§ **GOAL**: Copy the data exactly as it appears, and do not include any pictures.

BEGIN DATA PROVIDED

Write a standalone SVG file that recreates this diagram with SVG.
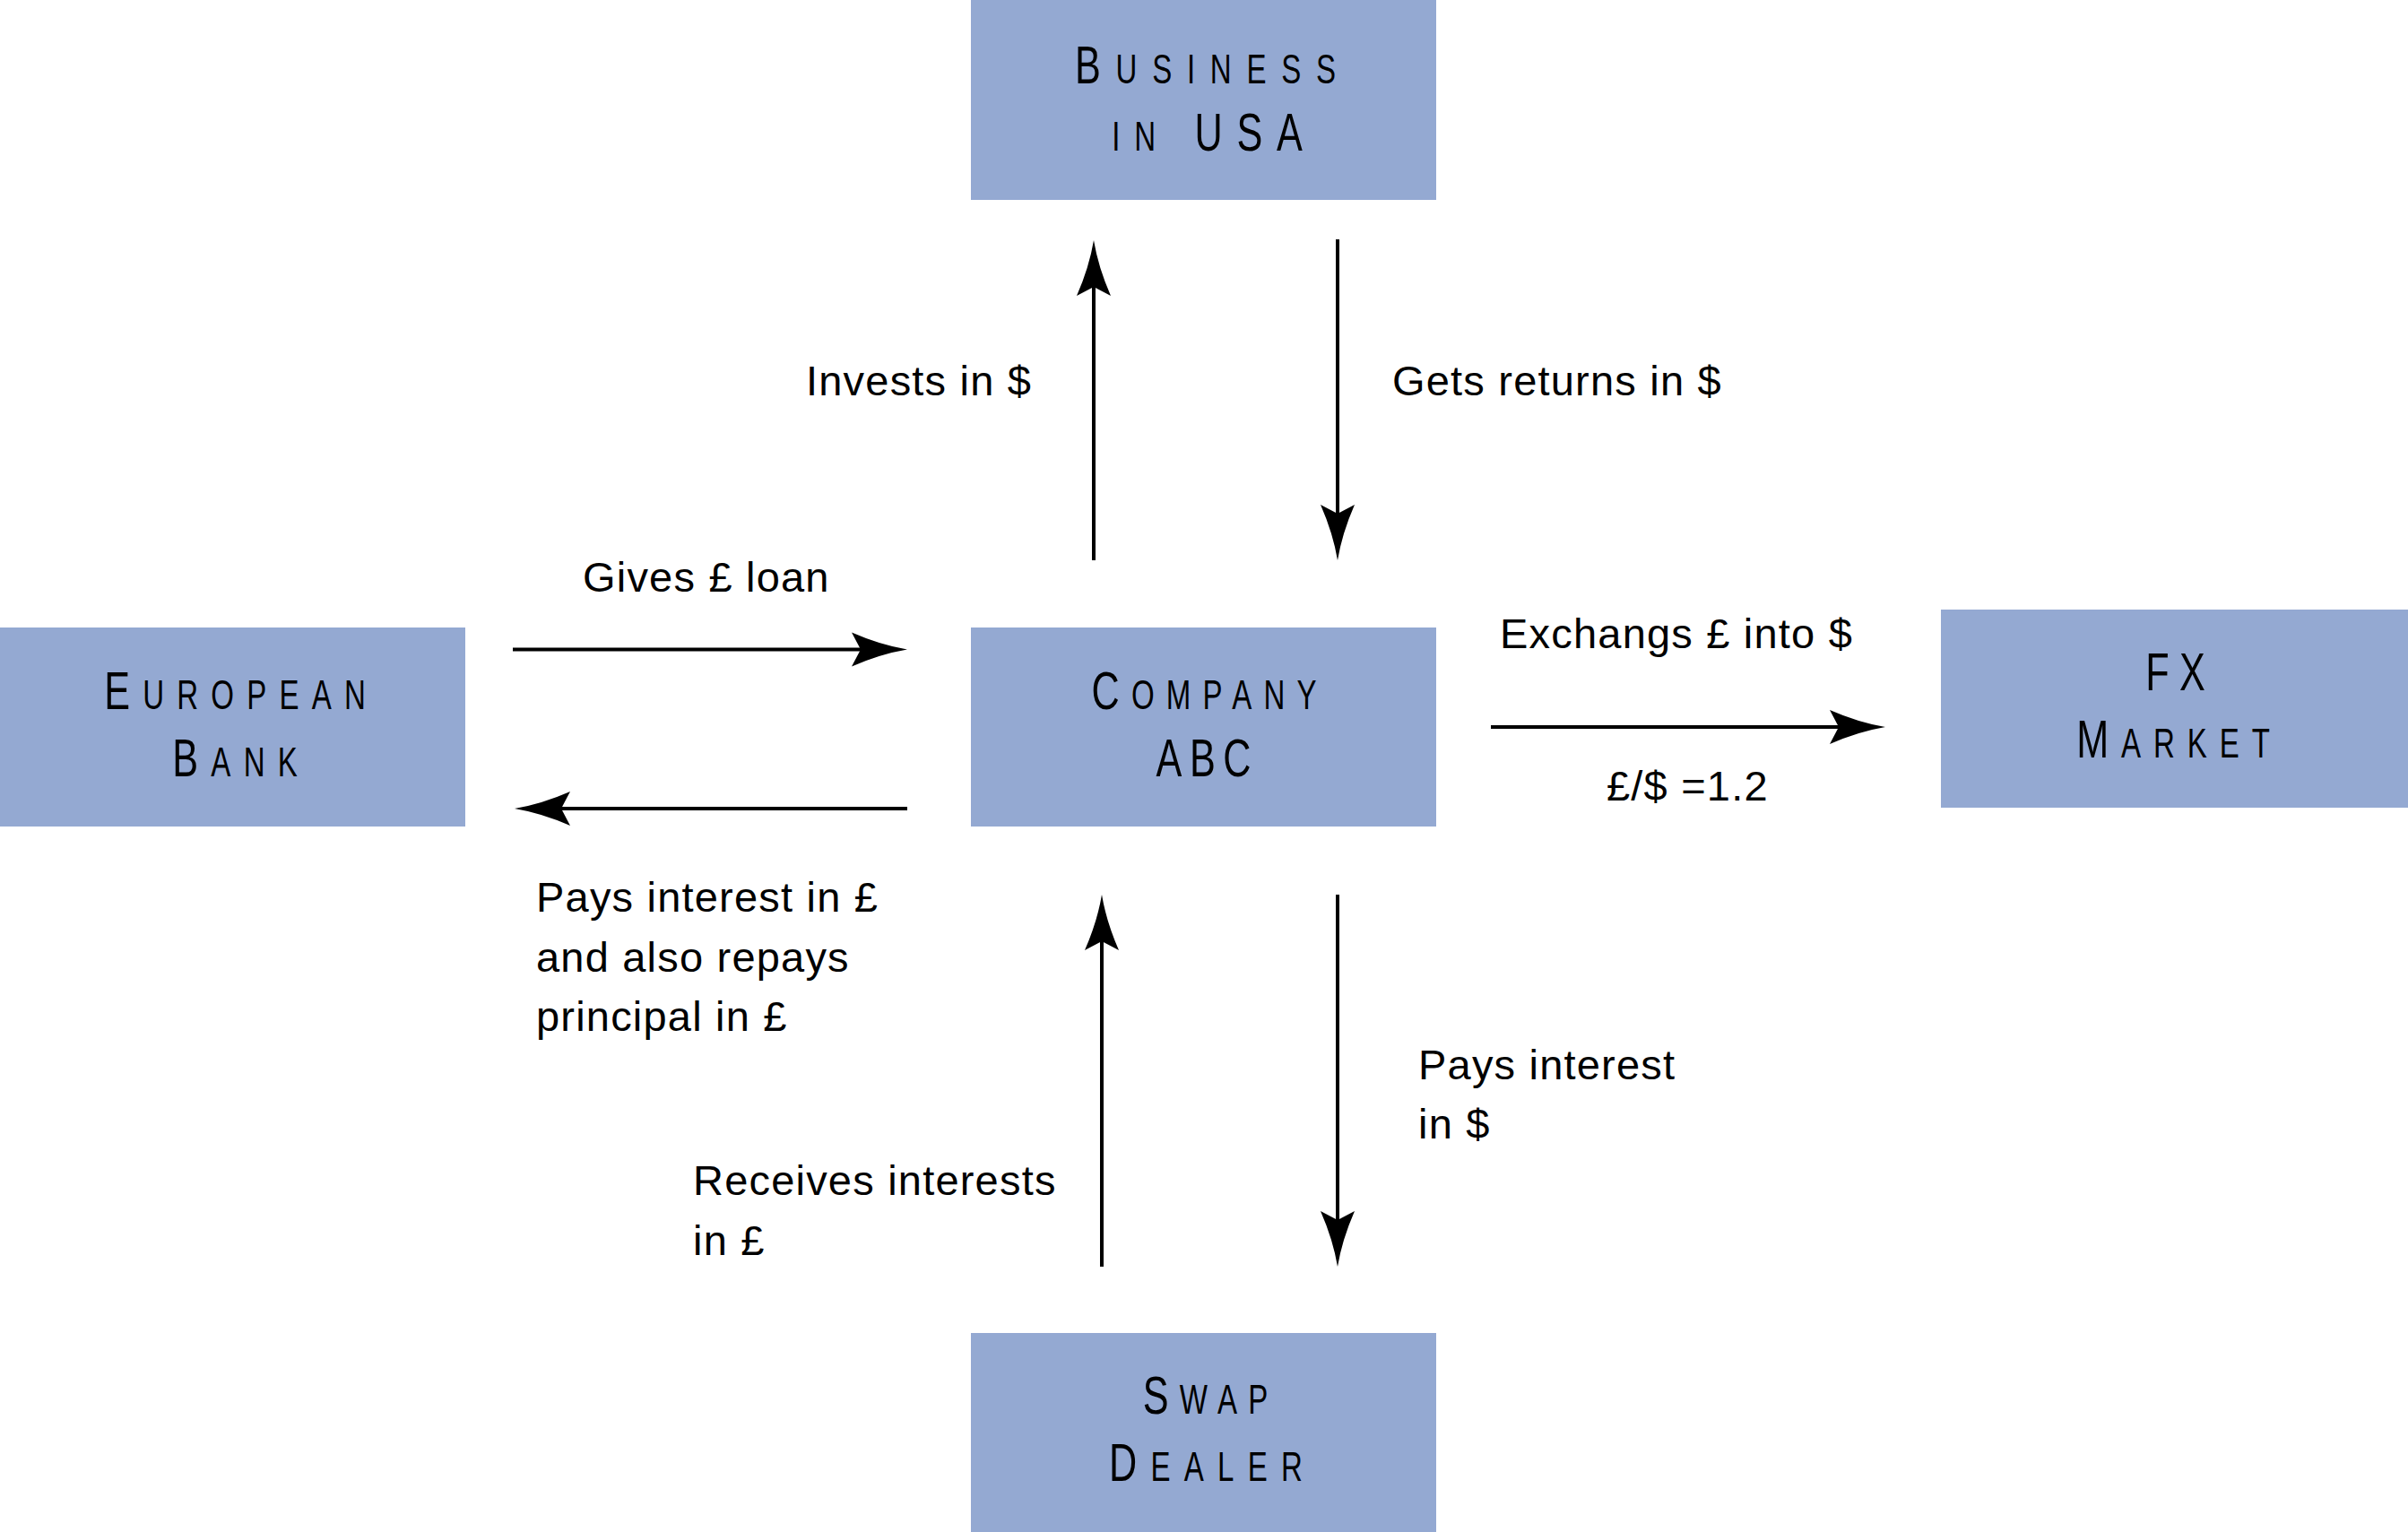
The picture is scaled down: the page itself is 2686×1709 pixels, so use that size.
<svg xmlns="http://www.w3.org/2000/svg" width="2686" height="1709" viewBox="0 0 2686 1709">
  <style>
    .box { fill: #94A9D2; }
    .nl { font-family: "Liberation Sans", Arial, sans-serif; font-size: 60px; font-variant: small-caps; fill: #000; text-anchor: middle; }
    .sc { font-size: 66px; }
    .lbl { font-family: "Liberation Sans", Arial, sans-serif; font-size: 47px; letter-spacing: 1.2px; fill: #000; }
    .conn { stroke: #000; stroke-width: 4; fill: none; marker-end: url(#ah); }
  </style>
  <defs>
    <marker id="ah" markerUnits="userSpaceOnUse" markerWidth="80" markerHeight="50" viewBox="-70 -25 80 50" refX="-52" refY="0" orient="auto" overflow="visible">
      <path d="M0,0 Q-30,-5 -62,-19 L-52,0 L-62,19 Q-30,5 0,0 Z" fill="#000"/>
    </marker>
  </defs>
  <rect width="2686" height="1709" fill="#fff"/>

  <g id="business-usa">
    <rect class="box" x="1083" y="0" width="519" height="223"/>
    <text class="nl" transform="translate(1344.5,93) scale(0.72,1)" x="11.6" letter-spacing="23.2">B<tspan class="sc">usiness</tspan></text>
    <text class="nl" transform="translate(1346.5,168) scale(0.72,1)" x="11" letter-spacing="21.9"><tspan class="sc">in</tspan> USA</text>
  </g>
  <g id="european-bank">
    <rect class="box" x="0" y="700" width="519" height="222"/>
    <text class="nl" transform="translate(262,791) scale(0.72,1)" x="9.8" letter-spacing="19.7">E<tspan class="sc">uropean</tspan></text>
    <text class="nl" transform="translate(262,866) scale(0.72,1)" x="10" letter-spacing="19.9">B<tspan class="sc">ank</tspan></text>
  </g>
  <g id="company-abc">
    <rect class="box" x="1083" y="700" width="519" height="222"/>
    <text class="nl" transform="translate(1343,791) scale(0.72,1)" x="9.2" letter-spacing="18.3">C<tspan class="sc">ompany</tspan></text>
    <text class="nl" transform="translate(1342.5,866) scale(0.72,1)" x="6" letter-spacing="12">ABC</text>
  </g>
  <g id="fx-market">
    <rect class="box" x="2165" y="680" width="521" height="221"/>
    <text class="nl" transform="translate(2426.5,770) scale(0.72,1)" x="8" letter-spacing="16">FX</text>
    <text class="nl" transform="translate(2424,845) scale(0.72,1)" x="9.7" letter-spacing="19.3">M<tspan class="sc">arket</tspan></text>
  </g>
  <g id="swap-dealer">
    <rect class="box" x="1083" y="1487" width="519" height="222"/>
    <text class="nl" transform="translate(1344.5,1577) scale(0.72,1)" x="8.5" letter-spacing="17">S<tspan class="sc">wap</tspan></text>
    <text class="nl" transform="translate(1345,1652) scale(0.72,1)" x="10.6" letter-spacing="21.2">D<tspan class="sc">ealer</tspan></text>
  </g>

  <g id="connectors">
    <line class="conn" x1="572" y1="724.5" x2="960" y2="724.5"/>
    <line class="conn" x1="1012" y1="902" x2="626" y2="902"/>
    <line class="conn" x1="1220" y1="625" x2="1220" y2="320"/>
    <line class="conn" x1="1492" y1="267" x2="1492" y2="573"/>
    <line class="conn" x1="1663" y1="811" x2="2051" y2="811"/>
    <line class="conn" x1="1229" y1="1413" x2="1229" y2="1050"/>
    <line class="conn" x1="1492" y1="998" x2="1492" y2="1361"/>
  </g>

  <g id="labels">
    <text class="lbl" x="899" y="441">Invests in $</text>
    <text class="lbl" x="1553" y="441">Gets returns in $</text>
    <text class="lbl" x="650" y="660">Gives £ loan</text>
    <text class="lbl" x="1673" y="723">Exchangs £ into $</text>
    <text class="lbl" x="1792" y="893">£/$ =1.2</text>
    <text class="lbl" x="598" y="1017">Pays interest in £</text>
    <text class="lbl" x="598" y="1084">and also repays</text>
    <text class="lbl" x="598" y="1150">principal in £</text>
    <text class="lbl" x="1582" y="1204">Pays interest</text>
    <text class="lbl" x="1582" y="1270">in $</text>
    <text class="lbl" x="773" y="1333">Receives interests</text>
    <text class="lbl" x="773" y="1400">in £</text>
  </g>
</svg>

END DATA PROVIDED

§ **OUTPUT OF THE EXERCISE**:
Write a standalone SVG file that recreates this diagram with SVG.
The picture is scaled down: the page itself is 2686×1709 pixels, so use that size.
<svg xmlns="http://www.w3.org/2000/svg" width="2686" height="1709" viewBox="0 0 2686 1709">
  <style>
    .box { fill: #94A9D2; }
    .nl { font-family: "Liberation Sans", Arial, sans-serif; font-size: 60px; font-variant: small-caps; fill: #000; text-anchor: middle; }
    .sc { font-size: 66px; }
    .lbl { font-family: "Liberation Sans", Arial, sans-serif; font-size: 47px; letter-spacing: 1.2px; fill: #000; }
    .conn { stroke: #000; stroke-width: 4; fill: none; marker-end: url(#ah); }
  </style>
  <defs>
    <marker id="ah" markerUnits="userSpaceOnUse" markerWidth="80" markerHeight="50" viewBox="-70 -25 80 50" refX="-52" refY="0" orient="auto" overflow="visible">
      <path d="M0,0 Q-30,-5 -62,-19 L-52,0 L-62,19 Q-30,5 0,0 Z" fill="#000"/>
    </marker>
  </defs>
  <rect width="2686" height="1709" fill="#fff"/>

  <g id="business-usa">
    <rect class="box" x="1083" y="0" width="519" height="223"/>
    <text class="nl" transform="translate(1344.5,93) scale(0.72,1)" x="11.6" letter-spacing="23.2">B<tspan class="sc">usiness</tspan></text>
    <text class="nl" transform="translate(1346.5,168) scale(0.72,1)" x="11" letter-spacing="21.9"><tspan class="sc">in</tspan> USA</text>
  </g>
  <g id="european-bank">
    <rect class="box" x="0" y="700" width="519" height="222"/>
    <text class="nl" transform="translate(262,791) scale(0.72,1)" x="9.8" letter-spacing="19.7">E<tspan class="sc">uropean</tspan></text>
    <text class="nl" transform="translate(262,866) scale(0.72,1)" x="10" letter-spacing="19.9">B<tspan class="sc">ank</tspan></text>
  </g>
  <g id="company-abc">
    <rect class="box" x="1083" y="700" width="519" height="222"/>
    <text class="nl" transform="translate(1343,791) scale(0.72,1)" x="9.2" letter-spacing="18.3">C<tspan class="sc">ompany</tspan></text>
    <text class="nl" transform="translate(1342.5,866) scale(0.72,1)" x="6" letter-spacing="12">ABC</text>
  </g>
  <g id="fx-market">
    <rect class="box" x="2165" y="680" width="521" height="221"/>
    <text class="nl" transform="translate(2426.5,770) scale(0.72,1)" x="8" letter-spacing="16">FX</text>
    <text class="nl" transform="translate(2424,845) scale(0.72,1)" x="9.7" letter-spacing="19.3">M<tspan class="sc">arket</tspan></text>
  </g>
  <g id="swap-dealer">
    <rect class="box" x="1083" y="1487" width="519" height="222"/>
    <text class="nl" transform="translate(1344.5,1577) scale(0.72,1)" x="8.5" letter-spacing="17">S<tspan class="sc">wap</tspan></text>
    <text class="nl" transform="translate(1345,1652) scale(0.72,1)" x="10.6" letter-spacing="21.2">D<tspan class="sc">ealer</tspan></text>
  </g>

  <g id="connectors">
    <line class="conn" x1="572" y1="724.5" x2="960" y2="724.5"/>
    <line class="conn" x1="1012" y1="902" x2="626" y2="902"/>
    <line class="conn" x1="1220" y1="625" x2="1220" y2="320"/>
    <line class="conn" x1="1492" y1="267" x2="1492" y2="573"/>
    <line class="conn" x1="1663" y1="811" x2="2051" y2="811"/>
    <line class="conn" x1="1229" y1="1413" x2="1229" y2="1050"/>
    <line class="conn" x1="1492" y1="998" x2="1492" y2="1361"/>
  </g>

  <g id="labels">
    <text class="lbl" x="899" y="441">Invests in $</text>
    <text class="lbl" x="1553" y="441">Gets returns in $</text>
    <text class="lbl" x="650" y="660">Gives £ loan</text>
    <text class="lbl" x="1673" y="723">Exchangs £ into $</text>
    <text class="lbl" x="1792" y="893">£/$ =1.2</text>
    <text class="lbl" x="598" y="1017">Pays interest in £</text>
    <text class="lbl" x="598" y="1084">and also repays</text>
    <text class="lbl" x="598" y="1150">principal in £</text>
    <text class="lbl" x="1582" y="1204">Pays interest</text>
    <text class="lbl" x="1582" y="1270">in $</text>
    <text class="lbl" x="773" y="1333">Receives interests</text>
    <text class="lbl" x="773" y="1400">in £</text>
  </g>
</svg>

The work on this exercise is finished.